[Dataset items]
— begin —

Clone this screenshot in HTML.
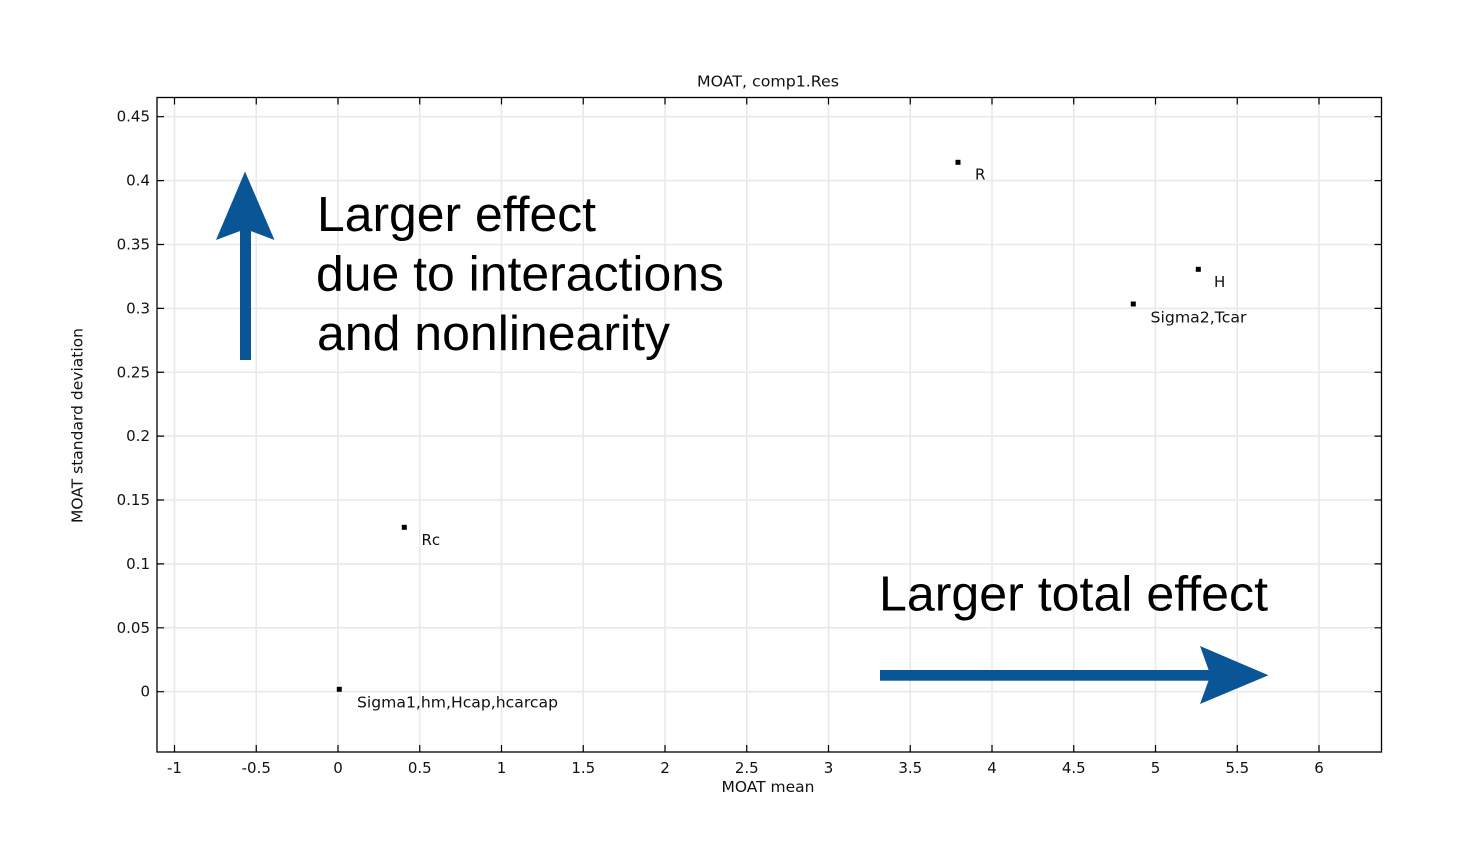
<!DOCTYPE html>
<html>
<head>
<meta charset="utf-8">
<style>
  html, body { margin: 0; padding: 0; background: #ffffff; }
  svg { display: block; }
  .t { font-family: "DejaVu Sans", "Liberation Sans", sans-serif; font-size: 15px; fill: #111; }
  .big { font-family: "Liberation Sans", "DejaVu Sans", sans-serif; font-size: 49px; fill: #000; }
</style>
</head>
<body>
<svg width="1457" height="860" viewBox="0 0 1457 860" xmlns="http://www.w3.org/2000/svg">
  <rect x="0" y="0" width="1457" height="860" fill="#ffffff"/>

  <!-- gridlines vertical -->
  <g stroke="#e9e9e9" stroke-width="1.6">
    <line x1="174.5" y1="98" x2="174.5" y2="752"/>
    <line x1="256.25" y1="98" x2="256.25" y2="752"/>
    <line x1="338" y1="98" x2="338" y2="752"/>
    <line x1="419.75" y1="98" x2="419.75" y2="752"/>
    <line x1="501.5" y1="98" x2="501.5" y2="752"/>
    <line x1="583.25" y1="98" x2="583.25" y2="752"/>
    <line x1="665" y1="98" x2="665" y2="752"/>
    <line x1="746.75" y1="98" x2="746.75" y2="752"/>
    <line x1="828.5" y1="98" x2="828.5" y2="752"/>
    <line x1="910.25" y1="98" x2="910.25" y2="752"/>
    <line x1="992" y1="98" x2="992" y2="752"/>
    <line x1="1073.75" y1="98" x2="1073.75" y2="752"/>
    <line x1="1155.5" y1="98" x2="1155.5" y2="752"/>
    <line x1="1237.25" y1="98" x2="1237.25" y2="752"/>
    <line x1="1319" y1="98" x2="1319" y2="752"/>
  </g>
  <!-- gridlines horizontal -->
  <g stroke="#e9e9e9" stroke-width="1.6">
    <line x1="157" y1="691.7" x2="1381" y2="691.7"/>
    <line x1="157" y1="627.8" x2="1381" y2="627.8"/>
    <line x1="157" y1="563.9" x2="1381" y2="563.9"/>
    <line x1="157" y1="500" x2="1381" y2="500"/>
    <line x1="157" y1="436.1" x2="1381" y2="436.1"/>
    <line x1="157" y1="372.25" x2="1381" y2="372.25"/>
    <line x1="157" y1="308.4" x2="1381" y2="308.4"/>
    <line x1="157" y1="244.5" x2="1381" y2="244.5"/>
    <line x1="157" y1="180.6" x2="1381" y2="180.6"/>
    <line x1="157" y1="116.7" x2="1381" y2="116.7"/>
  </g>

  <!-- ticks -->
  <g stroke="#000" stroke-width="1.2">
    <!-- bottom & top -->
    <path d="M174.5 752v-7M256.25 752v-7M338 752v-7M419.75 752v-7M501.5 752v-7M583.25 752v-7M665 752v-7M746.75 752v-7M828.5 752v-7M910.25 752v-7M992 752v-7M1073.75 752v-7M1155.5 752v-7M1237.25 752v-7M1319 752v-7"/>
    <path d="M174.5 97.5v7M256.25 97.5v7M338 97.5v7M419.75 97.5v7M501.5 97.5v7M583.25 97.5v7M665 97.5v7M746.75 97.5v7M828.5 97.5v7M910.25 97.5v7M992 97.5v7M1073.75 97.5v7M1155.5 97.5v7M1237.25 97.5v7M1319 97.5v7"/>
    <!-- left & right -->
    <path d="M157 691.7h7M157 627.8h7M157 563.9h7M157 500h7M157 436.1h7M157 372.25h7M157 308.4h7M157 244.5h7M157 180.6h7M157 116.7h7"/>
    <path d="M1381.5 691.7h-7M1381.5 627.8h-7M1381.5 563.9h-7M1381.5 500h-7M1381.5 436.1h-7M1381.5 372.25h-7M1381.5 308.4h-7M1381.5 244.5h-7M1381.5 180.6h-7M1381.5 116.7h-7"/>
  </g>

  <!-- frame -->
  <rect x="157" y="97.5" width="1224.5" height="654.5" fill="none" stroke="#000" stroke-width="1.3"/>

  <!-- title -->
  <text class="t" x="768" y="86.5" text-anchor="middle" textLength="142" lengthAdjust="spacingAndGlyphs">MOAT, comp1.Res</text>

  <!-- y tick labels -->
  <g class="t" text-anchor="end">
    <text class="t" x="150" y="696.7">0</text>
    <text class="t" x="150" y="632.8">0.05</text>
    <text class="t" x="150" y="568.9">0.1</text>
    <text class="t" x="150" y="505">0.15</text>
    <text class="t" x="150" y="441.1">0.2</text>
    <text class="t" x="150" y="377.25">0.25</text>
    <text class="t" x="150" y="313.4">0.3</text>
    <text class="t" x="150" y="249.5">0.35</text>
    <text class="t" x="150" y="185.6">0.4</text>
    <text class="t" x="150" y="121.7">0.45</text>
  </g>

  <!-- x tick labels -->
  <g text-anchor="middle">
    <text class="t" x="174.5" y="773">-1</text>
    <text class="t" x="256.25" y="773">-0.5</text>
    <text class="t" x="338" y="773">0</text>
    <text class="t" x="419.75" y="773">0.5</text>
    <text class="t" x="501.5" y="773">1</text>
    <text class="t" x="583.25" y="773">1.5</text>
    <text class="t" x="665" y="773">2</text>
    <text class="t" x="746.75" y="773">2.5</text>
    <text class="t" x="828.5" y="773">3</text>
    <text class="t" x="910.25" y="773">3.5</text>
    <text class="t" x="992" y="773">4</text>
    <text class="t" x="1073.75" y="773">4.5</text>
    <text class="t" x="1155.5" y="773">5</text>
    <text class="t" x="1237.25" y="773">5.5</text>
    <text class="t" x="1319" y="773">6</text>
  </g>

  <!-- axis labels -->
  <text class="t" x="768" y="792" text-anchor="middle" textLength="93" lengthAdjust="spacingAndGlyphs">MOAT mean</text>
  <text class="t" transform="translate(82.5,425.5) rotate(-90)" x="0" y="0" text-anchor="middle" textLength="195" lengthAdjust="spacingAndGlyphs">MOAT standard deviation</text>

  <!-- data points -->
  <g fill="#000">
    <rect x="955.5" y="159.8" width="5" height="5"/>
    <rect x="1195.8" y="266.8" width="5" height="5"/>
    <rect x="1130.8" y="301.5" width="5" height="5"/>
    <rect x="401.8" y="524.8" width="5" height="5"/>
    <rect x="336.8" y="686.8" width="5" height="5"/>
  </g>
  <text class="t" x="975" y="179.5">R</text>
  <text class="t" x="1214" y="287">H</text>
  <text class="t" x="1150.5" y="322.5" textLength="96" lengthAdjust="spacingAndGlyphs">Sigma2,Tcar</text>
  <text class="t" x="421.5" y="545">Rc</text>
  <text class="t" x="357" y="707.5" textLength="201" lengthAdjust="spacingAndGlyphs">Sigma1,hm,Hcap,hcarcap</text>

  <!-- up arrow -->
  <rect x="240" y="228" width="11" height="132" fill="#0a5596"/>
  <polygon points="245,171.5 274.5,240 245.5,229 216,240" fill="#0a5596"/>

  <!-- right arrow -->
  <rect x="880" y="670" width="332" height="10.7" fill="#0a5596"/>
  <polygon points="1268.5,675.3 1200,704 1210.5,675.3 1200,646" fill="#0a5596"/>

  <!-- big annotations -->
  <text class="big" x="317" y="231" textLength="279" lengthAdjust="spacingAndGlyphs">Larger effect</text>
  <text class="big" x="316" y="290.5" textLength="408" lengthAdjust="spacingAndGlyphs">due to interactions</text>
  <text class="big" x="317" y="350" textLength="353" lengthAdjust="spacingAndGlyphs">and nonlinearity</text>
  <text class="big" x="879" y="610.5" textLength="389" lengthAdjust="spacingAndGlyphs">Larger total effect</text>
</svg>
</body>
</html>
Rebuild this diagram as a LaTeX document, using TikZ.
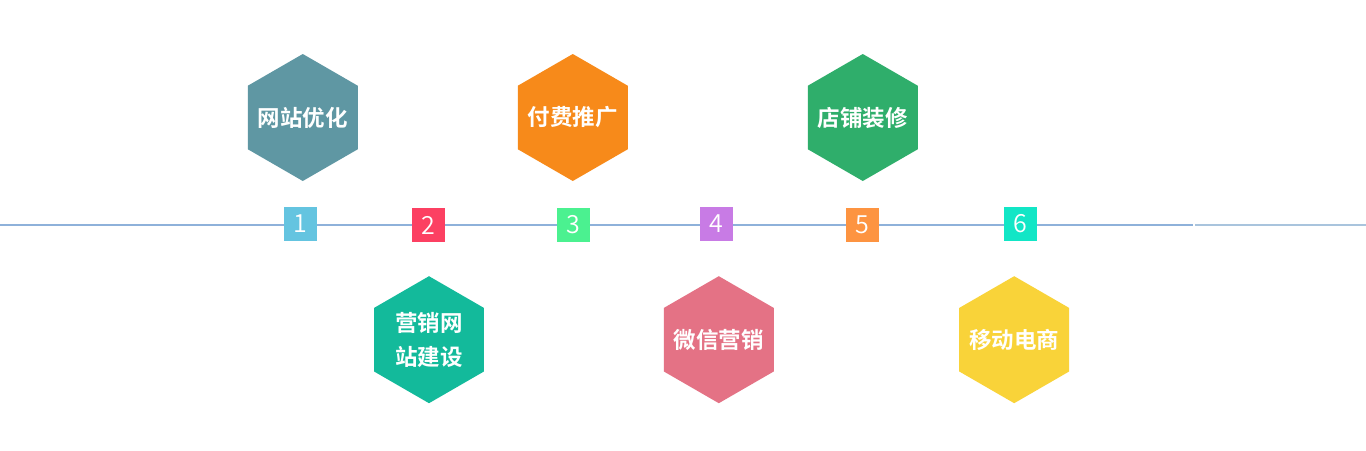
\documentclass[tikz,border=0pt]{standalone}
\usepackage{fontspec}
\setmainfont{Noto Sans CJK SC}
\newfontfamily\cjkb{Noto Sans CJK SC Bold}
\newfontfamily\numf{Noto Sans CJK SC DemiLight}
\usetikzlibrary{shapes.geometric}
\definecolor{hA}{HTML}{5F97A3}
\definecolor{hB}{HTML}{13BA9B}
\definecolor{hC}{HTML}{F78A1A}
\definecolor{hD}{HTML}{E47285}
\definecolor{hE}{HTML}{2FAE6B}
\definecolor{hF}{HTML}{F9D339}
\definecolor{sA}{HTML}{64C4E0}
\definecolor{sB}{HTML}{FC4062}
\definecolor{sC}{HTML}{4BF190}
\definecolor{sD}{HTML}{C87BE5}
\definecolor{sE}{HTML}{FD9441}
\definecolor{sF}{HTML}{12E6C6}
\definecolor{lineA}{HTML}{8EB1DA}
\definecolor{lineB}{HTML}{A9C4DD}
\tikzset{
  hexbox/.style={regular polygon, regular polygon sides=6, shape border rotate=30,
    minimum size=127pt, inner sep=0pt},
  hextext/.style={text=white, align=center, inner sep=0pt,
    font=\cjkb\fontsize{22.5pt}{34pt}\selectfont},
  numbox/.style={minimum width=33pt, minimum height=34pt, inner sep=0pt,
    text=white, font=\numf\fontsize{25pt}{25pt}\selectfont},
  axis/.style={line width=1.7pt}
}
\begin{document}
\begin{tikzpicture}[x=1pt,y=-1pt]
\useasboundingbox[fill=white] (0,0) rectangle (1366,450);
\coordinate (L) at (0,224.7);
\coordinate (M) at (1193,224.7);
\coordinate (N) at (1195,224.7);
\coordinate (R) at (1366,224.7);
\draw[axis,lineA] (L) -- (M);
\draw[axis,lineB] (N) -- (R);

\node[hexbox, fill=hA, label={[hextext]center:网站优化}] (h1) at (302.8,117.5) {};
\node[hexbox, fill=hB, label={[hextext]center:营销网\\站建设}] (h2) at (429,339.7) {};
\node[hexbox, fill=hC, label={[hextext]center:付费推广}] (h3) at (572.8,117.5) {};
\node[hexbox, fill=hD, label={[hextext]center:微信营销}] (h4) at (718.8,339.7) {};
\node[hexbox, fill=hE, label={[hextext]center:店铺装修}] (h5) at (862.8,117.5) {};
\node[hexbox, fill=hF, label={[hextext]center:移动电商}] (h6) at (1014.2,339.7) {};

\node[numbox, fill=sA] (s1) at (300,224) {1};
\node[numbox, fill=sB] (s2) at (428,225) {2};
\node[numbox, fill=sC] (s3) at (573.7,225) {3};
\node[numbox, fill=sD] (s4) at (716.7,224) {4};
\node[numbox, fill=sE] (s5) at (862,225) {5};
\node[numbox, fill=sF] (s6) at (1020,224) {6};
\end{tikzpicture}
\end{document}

— end —

● Prompt: Count the lines that hold the string "this", and reply with that number alone.

● Task output: 2